Given task —
Copy out all lines carrying the word "image".

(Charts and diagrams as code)
****************

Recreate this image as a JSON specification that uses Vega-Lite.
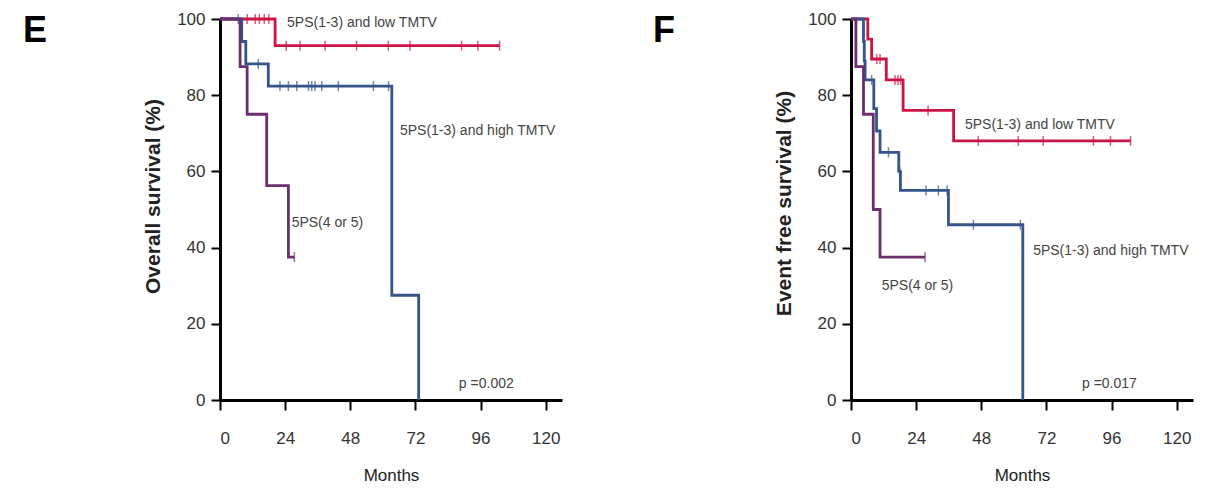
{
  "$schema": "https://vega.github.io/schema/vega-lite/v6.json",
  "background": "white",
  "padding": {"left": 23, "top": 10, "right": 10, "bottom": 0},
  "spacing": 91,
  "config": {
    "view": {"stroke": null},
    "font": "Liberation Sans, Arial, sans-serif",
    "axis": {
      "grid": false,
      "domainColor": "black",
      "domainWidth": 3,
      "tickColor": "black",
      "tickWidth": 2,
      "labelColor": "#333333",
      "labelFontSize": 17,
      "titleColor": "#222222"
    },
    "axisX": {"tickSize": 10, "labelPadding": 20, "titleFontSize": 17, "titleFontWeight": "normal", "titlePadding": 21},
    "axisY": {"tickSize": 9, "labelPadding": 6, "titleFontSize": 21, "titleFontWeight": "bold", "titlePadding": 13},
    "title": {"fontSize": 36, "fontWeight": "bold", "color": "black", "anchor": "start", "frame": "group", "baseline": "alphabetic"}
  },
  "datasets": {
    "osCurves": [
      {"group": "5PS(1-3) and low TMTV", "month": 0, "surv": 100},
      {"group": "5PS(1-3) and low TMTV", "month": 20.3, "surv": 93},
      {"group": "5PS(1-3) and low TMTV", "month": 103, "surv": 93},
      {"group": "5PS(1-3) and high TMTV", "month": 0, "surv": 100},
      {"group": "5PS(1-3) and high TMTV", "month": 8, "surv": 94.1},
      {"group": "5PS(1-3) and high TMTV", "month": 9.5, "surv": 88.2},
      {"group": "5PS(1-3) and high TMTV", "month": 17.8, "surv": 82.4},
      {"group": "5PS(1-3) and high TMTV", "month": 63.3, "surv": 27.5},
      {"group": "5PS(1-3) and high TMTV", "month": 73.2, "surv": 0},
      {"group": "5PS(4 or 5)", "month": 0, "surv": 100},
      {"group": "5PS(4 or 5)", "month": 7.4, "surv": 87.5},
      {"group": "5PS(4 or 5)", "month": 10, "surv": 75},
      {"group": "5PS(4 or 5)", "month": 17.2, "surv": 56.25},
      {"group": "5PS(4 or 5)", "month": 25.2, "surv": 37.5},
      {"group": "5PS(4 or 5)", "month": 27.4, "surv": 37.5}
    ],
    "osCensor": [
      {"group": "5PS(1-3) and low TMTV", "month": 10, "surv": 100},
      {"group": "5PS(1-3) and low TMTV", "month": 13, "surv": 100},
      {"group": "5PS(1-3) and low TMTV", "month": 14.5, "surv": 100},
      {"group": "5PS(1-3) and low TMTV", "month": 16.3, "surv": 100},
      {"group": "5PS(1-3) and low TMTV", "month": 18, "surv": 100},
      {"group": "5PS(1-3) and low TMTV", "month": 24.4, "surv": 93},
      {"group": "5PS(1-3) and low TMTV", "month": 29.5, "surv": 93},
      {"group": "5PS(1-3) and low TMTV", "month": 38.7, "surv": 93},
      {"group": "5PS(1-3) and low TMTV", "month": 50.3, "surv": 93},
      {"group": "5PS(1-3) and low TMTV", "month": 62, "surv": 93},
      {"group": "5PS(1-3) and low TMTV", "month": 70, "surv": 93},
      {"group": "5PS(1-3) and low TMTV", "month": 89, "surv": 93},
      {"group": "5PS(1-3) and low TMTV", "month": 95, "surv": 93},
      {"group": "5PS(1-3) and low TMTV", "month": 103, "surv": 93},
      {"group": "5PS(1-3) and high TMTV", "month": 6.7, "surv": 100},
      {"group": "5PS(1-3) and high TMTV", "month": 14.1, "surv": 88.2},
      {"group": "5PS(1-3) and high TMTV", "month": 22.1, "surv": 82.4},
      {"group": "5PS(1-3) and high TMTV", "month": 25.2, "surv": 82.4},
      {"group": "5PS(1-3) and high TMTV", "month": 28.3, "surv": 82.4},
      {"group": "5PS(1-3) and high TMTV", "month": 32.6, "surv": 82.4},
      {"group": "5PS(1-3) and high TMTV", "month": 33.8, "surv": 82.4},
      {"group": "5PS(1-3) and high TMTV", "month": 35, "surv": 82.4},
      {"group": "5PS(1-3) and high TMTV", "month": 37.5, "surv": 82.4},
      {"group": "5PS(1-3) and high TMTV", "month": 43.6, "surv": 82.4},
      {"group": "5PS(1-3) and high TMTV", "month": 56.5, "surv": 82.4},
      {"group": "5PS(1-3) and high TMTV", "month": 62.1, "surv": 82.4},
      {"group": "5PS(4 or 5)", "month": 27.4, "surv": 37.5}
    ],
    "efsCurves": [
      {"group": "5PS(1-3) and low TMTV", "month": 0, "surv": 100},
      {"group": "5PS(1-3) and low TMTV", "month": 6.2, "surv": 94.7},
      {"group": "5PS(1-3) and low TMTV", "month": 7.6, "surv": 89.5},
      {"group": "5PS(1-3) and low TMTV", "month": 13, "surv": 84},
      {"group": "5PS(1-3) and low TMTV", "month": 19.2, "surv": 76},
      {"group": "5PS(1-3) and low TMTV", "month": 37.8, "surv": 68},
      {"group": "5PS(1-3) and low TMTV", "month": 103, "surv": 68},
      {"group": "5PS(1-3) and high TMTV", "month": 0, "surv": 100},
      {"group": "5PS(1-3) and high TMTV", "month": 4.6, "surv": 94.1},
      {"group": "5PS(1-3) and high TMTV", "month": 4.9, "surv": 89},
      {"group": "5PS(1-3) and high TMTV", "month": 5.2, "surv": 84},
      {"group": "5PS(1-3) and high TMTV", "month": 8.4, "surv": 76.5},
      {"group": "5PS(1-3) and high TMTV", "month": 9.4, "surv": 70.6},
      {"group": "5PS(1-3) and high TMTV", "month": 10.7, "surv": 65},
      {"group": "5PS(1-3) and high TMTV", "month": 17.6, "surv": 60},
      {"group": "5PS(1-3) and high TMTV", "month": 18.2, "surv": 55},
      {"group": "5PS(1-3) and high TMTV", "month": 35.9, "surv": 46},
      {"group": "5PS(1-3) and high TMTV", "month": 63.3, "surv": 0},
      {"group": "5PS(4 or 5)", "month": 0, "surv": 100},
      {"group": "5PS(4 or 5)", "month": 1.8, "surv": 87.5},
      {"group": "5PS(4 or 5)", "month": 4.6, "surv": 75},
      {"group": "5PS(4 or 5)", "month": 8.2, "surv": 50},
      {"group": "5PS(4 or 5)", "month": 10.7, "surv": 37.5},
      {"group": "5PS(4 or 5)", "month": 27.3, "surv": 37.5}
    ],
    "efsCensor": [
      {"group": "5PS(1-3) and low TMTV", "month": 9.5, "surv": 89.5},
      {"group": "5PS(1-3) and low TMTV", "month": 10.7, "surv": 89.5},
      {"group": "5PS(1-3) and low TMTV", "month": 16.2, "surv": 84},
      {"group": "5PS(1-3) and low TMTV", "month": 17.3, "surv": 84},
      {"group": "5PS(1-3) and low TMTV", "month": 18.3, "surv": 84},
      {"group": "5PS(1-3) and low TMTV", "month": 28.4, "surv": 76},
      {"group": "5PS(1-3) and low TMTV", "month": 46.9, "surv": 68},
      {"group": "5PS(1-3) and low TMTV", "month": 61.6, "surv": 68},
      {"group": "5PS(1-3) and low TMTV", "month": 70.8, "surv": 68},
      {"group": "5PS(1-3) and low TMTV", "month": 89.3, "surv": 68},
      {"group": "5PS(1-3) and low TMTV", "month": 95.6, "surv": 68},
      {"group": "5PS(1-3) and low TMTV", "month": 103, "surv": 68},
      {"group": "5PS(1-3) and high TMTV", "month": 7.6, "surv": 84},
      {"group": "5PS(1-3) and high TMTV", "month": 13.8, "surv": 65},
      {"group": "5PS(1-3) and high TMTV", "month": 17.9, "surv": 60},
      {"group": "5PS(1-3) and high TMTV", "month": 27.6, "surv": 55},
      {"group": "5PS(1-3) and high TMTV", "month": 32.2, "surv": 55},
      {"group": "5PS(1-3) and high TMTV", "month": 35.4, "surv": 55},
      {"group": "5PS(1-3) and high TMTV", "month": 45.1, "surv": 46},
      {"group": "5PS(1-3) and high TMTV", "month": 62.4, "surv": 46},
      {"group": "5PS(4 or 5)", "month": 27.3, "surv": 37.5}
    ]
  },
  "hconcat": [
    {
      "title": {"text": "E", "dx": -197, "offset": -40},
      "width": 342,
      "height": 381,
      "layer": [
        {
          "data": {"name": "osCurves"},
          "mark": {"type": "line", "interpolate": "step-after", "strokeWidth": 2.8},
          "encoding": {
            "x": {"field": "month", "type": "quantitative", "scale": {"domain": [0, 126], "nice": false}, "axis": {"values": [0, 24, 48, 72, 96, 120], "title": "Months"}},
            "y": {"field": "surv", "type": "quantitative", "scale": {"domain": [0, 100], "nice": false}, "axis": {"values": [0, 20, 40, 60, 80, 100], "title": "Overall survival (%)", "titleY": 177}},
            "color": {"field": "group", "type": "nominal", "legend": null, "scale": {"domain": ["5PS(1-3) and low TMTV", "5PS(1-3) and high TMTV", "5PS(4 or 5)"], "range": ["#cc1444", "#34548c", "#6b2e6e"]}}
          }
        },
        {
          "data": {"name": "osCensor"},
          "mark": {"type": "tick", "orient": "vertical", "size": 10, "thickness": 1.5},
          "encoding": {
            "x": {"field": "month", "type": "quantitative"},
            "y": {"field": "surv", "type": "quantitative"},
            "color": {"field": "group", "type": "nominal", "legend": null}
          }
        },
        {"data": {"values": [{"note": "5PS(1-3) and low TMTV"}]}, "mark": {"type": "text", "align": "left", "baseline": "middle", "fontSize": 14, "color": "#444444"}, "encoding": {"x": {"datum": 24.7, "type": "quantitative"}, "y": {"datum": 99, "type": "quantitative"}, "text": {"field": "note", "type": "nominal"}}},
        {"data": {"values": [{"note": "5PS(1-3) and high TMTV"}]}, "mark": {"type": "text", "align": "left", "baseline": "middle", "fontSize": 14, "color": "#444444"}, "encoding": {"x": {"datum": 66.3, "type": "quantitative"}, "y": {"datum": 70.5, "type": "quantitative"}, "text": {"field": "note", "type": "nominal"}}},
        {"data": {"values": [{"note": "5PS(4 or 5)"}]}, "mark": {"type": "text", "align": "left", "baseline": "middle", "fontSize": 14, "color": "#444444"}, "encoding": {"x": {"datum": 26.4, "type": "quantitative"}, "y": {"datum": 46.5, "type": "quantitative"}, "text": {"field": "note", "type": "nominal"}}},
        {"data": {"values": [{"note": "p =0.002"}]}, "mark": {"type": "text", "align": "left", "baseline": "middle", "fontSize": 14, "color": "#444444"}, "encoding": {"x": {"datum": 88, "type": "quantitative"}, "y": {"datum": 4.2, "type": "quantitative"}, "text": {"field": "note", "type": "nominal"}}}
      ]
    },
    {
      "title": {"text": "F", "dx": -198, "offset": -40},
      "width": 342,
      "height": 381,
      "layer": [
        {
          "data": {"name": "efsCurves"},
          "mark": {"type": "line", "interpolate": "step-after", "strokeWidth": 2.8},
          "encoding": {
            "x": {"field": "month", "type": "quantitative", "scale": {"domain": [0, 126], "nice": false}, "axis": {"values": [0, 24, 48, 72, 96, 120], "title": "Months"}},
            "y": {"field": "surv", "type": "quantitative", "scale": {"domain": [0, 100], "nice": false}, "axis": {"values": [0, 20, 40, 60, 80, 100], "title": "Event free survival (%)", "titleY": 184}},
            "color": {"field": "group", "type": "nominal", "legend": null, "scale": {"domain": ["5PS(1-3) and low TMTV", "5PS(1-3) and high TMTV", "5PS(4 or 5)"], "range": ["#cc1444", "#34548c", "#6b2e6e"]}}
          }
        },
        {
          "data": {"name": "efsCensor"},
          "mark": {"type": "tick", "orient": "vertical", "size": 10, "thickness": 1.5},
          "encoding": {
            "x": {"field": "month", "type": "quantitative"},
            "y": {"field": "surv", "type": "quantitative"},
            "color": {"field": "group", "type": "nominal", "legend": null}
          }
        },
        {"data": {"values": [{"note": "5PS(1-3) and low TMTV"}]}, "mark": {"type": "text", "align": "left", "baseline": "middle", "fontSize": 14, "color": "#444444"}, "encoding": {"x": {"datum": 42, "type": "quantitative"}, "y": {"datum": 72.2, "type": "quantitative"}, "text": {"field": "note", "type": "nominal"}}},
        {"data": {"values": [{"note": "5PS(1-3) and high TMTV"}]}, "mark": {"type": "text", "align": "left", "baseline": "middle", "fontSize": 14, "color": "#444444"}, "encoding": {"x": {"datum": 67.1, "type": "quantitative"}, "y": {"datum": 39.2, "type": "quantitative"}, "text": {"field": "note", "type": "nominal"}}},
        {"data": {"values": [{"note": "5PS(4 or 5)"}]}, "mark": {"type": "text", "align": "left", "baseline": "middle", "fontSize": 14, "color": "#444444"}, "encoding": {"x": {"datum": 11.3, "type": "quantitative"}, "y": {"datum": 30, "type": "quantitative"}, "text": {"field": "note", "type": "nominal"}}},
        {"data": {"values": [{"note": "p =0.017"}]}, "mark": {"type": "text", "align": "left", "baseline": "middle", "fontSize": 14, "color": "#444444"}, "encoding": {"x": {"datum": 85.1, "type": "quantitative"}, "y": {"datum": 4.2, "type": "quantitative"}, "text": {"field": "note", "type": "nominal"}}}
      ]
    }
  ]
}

****************

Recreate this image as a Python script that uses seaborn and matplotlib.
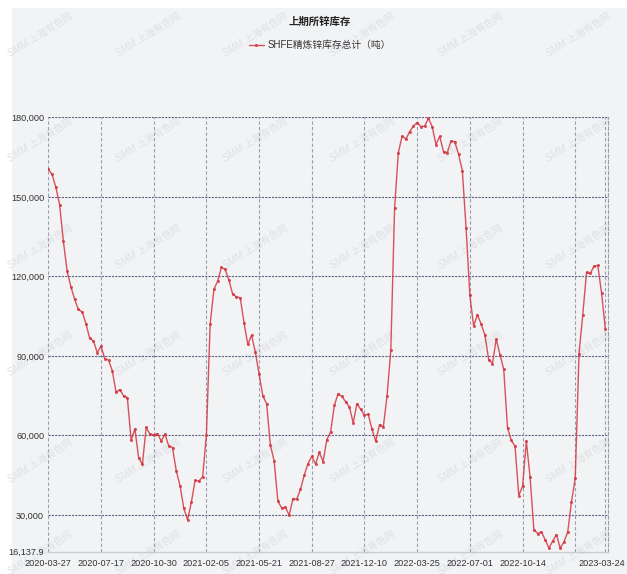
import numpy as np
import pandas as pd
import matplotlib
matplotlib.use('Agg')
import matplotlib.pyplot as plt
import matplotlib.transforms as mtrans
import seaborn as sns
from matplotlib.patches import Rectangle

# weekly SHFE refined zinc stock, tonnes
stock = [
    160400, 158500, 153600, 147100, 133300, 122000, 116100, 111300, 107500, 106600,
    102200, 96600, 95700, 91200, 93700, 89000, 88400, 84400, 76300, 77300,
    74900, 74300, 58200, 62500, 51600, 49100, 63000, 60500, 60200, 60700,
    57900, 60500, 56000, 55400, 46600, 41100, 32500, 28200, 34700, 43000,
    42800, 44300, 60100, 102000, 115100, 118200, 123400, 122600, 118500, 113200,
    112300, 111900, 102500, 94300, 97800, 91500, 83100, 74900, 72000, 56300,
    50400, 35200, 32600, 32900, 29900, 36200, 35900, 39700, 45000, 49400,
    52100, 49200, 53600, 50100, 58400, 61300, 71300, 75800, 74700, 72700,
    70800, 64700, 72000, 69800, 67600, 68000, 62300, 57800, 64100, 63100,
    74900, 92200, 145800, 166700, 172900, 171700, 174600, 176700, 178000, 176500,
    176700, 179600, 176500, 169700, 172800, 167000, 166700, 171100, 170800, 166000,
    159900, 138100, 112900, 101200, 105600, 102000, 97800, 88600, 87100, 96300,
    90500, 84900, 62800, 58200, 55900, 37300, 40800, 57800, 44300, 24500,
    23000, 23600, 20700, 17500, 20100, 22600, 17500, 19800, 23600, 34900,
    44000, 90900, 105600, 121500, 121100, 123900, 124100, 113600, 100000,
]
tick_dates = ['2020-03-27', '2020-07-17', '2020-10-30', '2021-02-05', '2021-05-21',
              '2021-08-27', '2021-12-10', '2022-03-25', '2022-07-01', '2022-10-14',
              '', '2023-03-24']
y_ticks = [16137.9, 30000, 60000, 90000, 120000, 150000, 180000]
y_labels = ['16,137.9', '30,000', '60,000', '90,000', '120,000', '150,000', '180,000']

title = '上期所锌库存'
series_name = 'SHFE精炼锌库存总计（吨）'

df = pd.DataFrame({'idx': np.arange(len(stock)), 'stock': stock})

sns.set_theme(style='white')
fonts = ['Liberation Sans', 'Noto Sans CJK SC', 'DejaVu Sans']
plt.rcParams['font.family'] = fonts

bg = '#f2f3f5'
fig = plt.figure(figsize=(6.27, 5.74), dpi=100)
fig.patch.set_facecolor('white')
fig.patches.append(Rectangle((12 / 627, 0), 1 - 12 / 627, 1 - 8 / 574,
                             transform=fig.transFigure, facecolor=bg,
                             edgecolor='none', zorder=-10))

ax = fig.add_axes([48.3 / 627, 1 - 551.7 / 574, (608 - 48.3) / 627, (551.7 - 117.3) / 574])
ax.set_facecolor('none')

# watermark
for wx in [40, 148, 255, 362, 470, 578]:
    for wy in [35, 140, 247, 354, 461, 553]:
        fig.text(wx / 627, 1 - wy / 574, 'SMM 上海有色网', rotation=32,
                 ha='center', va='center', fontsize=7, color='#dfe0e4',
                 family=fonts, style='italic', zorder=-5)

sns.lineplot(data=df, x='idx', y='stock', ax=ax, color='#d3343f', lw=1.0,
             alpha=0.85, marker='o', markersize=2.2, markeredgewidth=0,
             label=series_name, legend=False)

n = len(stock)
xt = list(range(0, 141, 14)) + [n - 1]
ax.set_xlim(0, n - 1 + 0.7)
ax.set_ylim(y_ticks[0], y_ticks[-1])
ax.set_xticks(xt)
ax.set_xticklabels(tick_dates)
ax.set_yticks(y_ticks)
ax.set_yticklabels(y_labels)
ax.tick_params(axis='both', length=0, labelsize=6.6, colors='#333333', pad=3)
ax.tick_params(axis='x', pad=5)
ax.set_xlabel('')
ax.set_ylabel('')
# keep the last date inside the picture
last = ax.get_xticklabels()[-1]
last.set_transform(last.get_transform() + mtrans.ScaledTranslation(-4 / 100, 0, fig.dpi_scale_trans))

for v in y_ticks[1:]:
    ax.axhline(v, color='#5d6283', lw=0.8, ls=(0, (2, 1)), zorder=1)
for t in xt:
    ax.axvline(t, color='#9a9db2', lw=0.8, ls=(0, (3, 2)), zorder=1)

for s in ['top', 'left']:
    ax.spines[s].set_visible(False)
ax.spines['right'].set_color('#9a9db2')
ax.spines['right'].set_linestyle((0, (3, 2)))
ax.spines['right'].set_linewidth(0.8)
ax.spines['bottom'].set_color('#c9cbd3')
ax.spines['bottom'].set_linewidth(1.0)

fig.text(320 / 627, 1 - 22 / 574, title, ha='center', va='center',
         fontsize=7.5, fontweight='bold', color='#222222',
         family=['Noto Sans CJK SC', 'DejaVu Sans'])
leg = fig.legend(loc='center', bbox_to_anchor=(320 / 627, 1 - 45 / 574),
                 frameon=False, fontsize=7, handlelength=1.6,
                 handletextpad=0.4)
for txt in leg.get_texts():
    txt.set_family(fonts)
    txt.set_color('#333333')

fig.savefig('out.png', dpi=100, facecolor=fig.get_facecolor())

****************

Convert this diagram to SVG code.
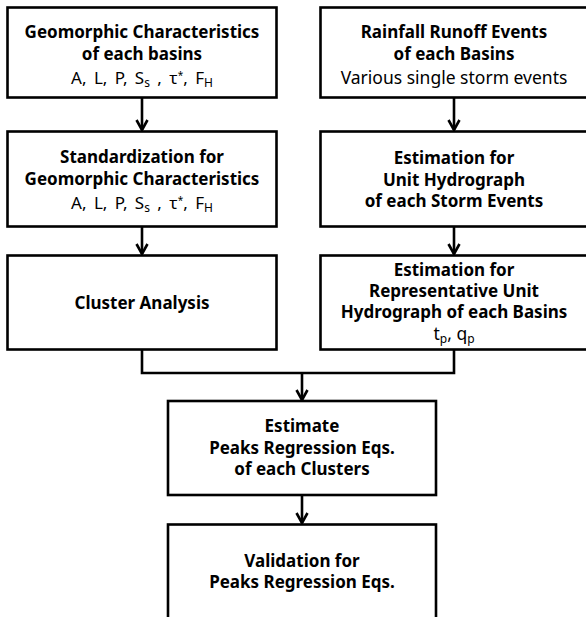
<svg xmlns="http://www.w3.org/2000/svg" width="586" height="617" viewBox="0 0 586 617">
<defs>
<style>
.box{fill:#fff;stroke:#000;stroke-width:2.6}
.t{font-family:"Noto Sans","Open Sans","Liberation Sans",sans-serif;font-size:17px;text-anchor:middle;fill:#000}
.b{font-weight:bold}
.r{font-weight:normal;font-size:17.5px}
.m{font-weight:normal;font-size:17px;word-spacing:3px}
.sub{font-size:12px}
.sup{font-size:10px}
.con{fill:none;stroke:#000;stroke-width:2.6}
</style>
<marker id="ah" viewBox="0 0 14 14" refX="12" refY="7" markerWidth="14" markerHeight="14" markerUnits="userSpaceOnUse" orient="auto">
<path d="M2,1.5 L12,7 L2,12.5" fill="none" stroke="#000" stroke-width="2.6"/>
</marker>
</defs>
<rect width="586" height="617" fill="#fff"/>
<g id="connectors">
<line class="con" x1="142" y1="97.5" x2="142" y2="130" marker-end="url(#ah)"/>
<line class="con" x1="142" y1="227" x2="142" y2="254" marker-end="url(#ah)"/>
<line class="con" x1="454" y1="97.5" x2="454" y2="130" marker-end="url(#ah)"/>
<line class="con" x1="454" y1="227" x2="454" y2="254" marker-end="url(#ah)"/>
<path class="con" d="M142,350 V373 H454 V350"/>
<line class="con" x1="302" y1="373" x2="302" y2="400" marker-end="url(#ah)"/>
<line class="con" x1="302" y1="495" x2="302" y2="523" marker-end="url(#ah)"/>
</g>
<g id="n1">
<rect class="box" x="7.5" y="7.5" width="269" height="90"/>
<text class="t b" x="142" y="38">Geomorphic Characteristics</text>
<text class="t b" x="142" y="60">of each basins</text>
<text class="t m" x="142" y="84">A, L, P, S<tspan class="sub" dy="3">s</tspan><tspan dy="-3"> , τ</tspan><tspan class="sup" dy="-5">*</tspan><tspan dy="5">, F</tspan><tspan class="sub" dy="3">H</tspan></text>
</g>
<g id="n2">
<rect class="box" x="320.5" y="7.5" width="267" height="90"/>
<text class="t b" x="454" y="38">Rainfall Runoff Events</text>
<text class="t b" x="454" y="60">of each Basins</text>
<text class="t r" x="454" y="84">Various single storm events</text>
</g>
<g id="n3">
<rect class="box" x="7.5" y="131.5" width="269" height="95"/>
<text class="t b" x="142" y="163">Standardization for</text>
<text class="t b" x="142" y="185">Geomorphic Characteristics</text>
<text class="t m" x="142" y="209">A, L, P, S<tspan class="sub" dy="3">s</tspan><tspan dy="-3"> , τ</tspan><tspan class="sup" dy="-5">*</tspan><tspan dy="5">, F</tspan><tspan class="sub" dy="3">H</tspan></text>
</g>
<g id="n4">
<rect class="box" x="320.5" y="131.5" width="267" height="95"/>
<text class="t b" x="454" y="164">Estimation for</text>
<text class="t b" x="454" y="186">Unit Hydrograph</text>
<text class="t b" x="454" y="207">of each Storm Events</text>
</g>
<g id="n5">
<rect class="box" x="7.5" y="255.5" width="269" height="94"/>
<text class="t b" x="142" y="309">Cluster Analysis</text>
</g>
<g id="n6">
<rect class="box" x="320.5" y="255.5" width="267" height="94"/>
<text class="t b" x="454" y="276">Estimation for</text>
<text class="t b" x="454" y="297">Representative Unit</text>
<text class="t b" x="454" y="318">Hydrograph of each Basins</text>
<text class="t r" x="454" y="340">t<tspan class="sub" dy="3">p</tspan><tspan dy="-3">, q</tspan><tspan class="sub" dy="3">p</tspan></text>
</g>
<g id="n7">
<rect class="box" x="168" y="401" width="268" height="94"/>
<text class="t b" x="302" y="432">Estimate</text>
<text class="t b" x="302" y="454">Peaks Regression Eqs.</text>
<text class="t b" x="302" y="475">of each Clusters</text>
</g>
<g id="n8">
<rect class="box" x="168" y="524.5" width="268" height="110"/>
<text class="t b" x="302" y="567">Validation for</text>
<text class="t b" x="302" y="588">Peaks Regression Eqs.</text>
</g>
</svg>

****************

Full response —
Recreate this image as a JSON specification that uses Vega-Lite.
Recreate this image as a Python script that uses seaborn and matplotlib.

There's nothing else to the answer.